Let go of the “letting go” myth

letting gone

Yesterday in a short note to cheer me up she wrote, “let go of the past; accept the present, and have faith in the future.” It all sounded nice to me, and though I had heard versions of it before, I thought I would dedicate myself to the process the next day, beginning with “letting go of the past.” That night I fell asleep with the words in my heart.

The next morning when I would normally have woken up, only a hole where I used to be remained. The bed was empty. The room was cold and silent. What happened I wondered, remembering the night before when I fell asleep with “letting go” in my heart. It wasn’t long before I realized that when I let go of the past, I had let go of myself because every part of my entire existence was a product of all the existences before me. The atoms in me, they were from the oldest known and unknown time of the universe. The cells those atoms coalesced into, 99% of them were from before I went to bed. The brain I went to bed with had been with me for years, and was full of everything that had happened before I was even born, through every moment until I had gone to sleep. My genes were from the old world, and the world before that, and that, all the way until the time we weren’t even humans, but something shorter, hairier and with tails designed to cling onto tree limbs.

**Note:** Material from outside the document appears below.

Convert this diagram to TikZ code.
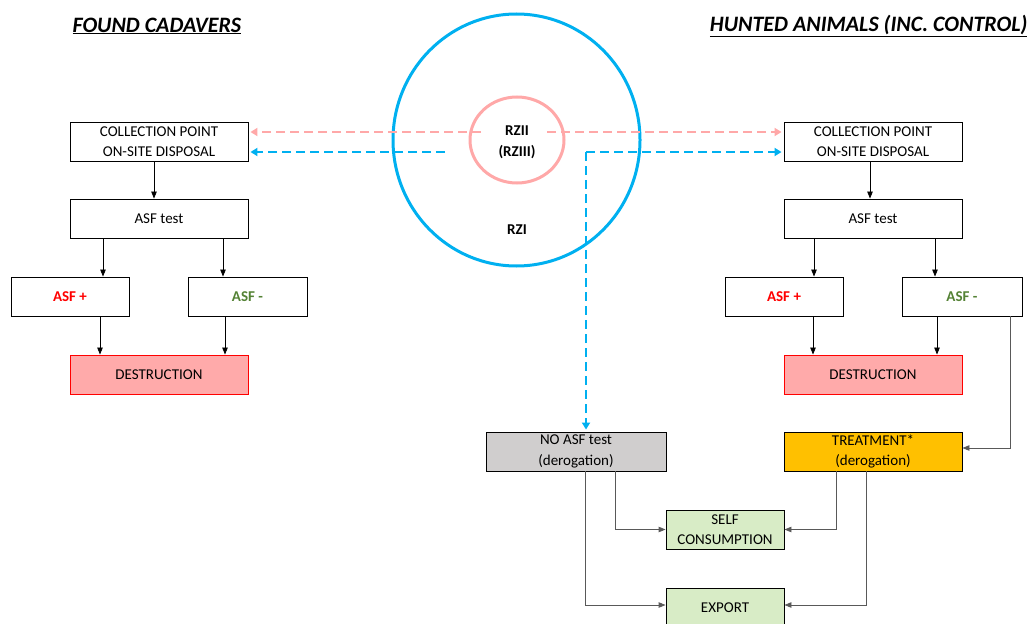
\documentclass[tikz,border=0pt]{standalone}
\usepackage{fontspec}
\setmainfont{Carlito}
\usetikzlibrary{arrows.meta,calc}
\definecolor{zblue}{HTML}{00B0F0}
\definecolor{zpink}{HTML}{FFA8A8}
\definecolor{dfill}{HTML}{FFAAAA}
\definecolor{tfill}{HTML}{FFC000}
\definecolor{gfill}{HTML}{D8ECC6}
\definecolor{nfill}{HTML}{D0CECE}
\definecolor{agreen}{HTML}{548235}
\definecolor{lgray}{HTML}{595959}
\begin{document}
\begin{tikzpicture}[x=1pt,y=-1pt,
  box/.style={draw=black,line width=0.9pt,minimum width=178pt,minimum height=39pt,inner sep=0pt,align=center,font=\fontsize{15}{20.5}\selectfont},
  sbox/.style={box,minimum width=118pt},
  arr/.style={draw=black,line width=0.8pt,-{Triangle[length=7pt,width=5.5pt]}},
  garr/.style={draw=lgray,line width=0.9pt,-{Triangle[length=7pt,width=5.5pt]}},
  bdash/.style={draw=zblue,line width=2.6pt,dash pattern=on 9pt off 5pt,-{Triangle[length=7pt,width=8pt]}},
  pdash/.style={draw=zpink,line width=2.6pt,dash pattern=on 9pt off 5pt,-{Triangle[length=7pt,width=8pt]}},
  ttl/.style={font=\fontsize{22}{26}\selectfont\bfseries\itshape},
  zlab/.style={font=\fontsize{15}{20}\selectfont\bfseries}
]
\useasboundingbox (0,0) rectangle (1032,623);
% titles
\node[ttl,anchor=west] (t1) at (69,26) {\underline{FOUND CADAVERS}};
\node[ttl,anchor=east] (t2) at (1031,26) {\underline{HUNTED ANIMALS (INC. CONTROL)}};
% circles
\draw[zblue,line width=3pt] (516.5,140) ellipse [x radius=123.5pt, y radius=126pt];
\draw[zpink,line width=3pt] (517,140) ellipse [x radius=47pt, y radius=43pt];
\node[zlab] (rz2) at (517,131) {RZII};
\node[zlab] (rz3) at (517,152) {(RZIII)};
\node[zlab] (rz1) at (517,230) {RZI};
% left column
\node[box] (lcp) at (159,141.5) {COLLECTION POINT\\ON-SITE DISPOSAL};
\node[box] (lt) at (159,218.5) {ASF test};
\node[sbox] (lap) at (70,296.5) {\textbf{\color{red}ASF +}};
\node[sbox,minimum width=119pt] (lam) at (247.5,296.5) {\textbf{\color{agreen}ASF -}};
\node[box,draw=red,fill=dfill] (ld) at (159,374.5) {DESTRUCTION};
% right column
\node[box] (rcp) at (873,141.5) {COLLECTION POINT\\ON-SITE DISPOSAL};
\node[box] (rt) at (873,218.5) {ASF test};
\node[sbox] (rap) at (784,296.5) {\textbf{\color{red}ASF +}};
\node[sbox,minimum width=120pt] (ram) at (962,296.5) {\textbf{\color{agreen}ASF -}};
\node[box,draw=red,fill=dfill] (rd) at (873,374.5) {DESTRUCTION};
% bottom
\node[box,minimum width=180pt,fill=nfill] (noasf) at (576,451.5) {NO ASF test\\(derogation)};
\node[box,fill=tfill] (treat) at (873,451.5) {TREATMENT*\\(derogation)};
\node[sbox,fill=gfill] (self) at (725,529.5) {SELF\\CONSUMPTION};
\node[sbox,fill=gfill] (exp) at (725,607.5) {EXPORT};
% left arrows
\draw[arr] ([xshift=-5pt]lcp.south) -- ([xshift=-5pt]lt.north);
\draw[arr] ([xshift=33pt]lap.north |- lt.south) -- ([xshift=33pt]lap.north);
\draw[arr] ([xshift=-24.5pt]lam.north |- lt.south) -- ([xshift=-24.5pt]lam.north);
\draw[arr] ([xshift=30pt]lap.south) -- ([xshift=30pt]lap.south |- ld.north);
\draw[arr] ([xshift=-22.5pt]lam.south) -- ([xshift=-22.5pt]lam.south |- ld.north);
% right arrows
\draw[arr] ([xshift=-3pt]rcp.south) -- ([xshift=-3pt]rt.north);
\draw[arr] ([xshift=30pt]rap.north |- rt.south) -- ([xshift=30pt]rap.north);
\draw[arr] ([xshift=-27pt]ram.north |- rt.south) -- ([xshift=-27pt]ram.north);
\draw[arr] ([xshift=29pt]rap.south) -- ([xshift=29pt]rap.south |- rd.north);
\draw[arr] ([xshift=-25pt]ram.south) -- ([xshift=-25pt]ram.south |- rd.north);
\draw[garr] ([xshift=48pt]ram.south) |- ([yshift=3.5pt]treat.east);
% bottom arrows
\draw[garr] ([xshift=9pt]noasf.south) |- ([yshift=2.5pt]exp.west);
\draw[garr] ([xshift=39pt]noasf.south) |- (self.west);
\draw[garr] ([xshift=-37pt]treat.south) |- (self.east);
\draw[garr] ([xshift=-7pt]treat.south) |- ([yshift=2.5pt]exp.east);
% dashed connectors
\coordinate (pl) at (481,132);
\coordinate (pr) at (547,132);
\coordinate (bl) at (445,152);
\coordinate (bc) at (586,152);
\draw[pdash] (pl) -- ([yshift=9.5pt,xshift=2pt]lcp.east);
\draw[pdash] (pr) -- ([yshift=9.5pt,xshift=-2pt]rcp.west);
\draw[bdash] (bl) -- ([yshift=-10.5pt,xshift=2pt]lcp.east);
\draw[bdash] (bc) -- ([yshift=-10.5pt,xshift=-2pt]rcp.west);
\draw[bdash] (bc) -- ([xshift=10pt,yshift=2pt]noasf.north);
\end{tikzpicture}
\end{document}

I thought of the trees I had climbed as a child, and could still feel the echo of their branches in my hands. I remembered the time he said he would give me a gift if I could climb to the top, and the time she kissed me for having made it safely down. I remembered the kiss that woke me to adulthood, and the kiss that healed me when I was sad, and then the time we held hands in the rain, and how the rain had come from the past, when it was molecules of water in the ocean, and all the lives in the ocean itself, how all the creatures that ever have been climbed from the sea at one time so long ago, we can’t possibly forget. I looked out the window I had fallen asleep under and saw that the tree whose shade I longed for each afternoon was gone, and how the sun I would normally have woken to, had disappeared from a sky no longer there.

It was cold where I was, and when I tried to open my mouth to speak, no words could emerge because the words in me had been shaped over millions of years, had grown into a complex puzzle that included all the loves I had lost, all the joys I had found, the time we heard the meteor falling through the African night sky, the time she looked at me softly and said, “I love you Ray,” that was gone, and the only thing left was a blackness where the words, “I love you, too” were frozen in a place I could not find my way out of.

Sound and light were gone too, because both sound and light are the past, as is touch, and the feeling of her body curled inside mine, and the past of her scent still lingering in the soft cotton moment of her birth. The time we fell asleep on the floor in front of the screen door, with the little saluki who ran to us one morning between us, and how in that one creature a world of love opened in me that only moments ago died when I let got of myself and disappeared into a world of cold darkness.

If everything is connected in me, and has evolved over billions of years to create the person I now am, how much of what I let go of is essential to my being alive?  I am so connected up in everything I breathe that when I try to pull him out, I pull her out, and when I try to take his death away, I take her birth with it, and the smile I have since never seen him wear. With the darkness and cold, goes the light and warmth. When I removed the time she crushed my heart, I remove the time she healed it.

In having been crushed, I understand the crushed. In having been exalted I understand the exalted. In having been spoken to, I understand speech. In having been hit and hugged, I understand touch. When I try to walk forward in life without my past I know that I will simply fall over because even in the learning of walking is the day we played together in the back yard and the sun poured over us laughing.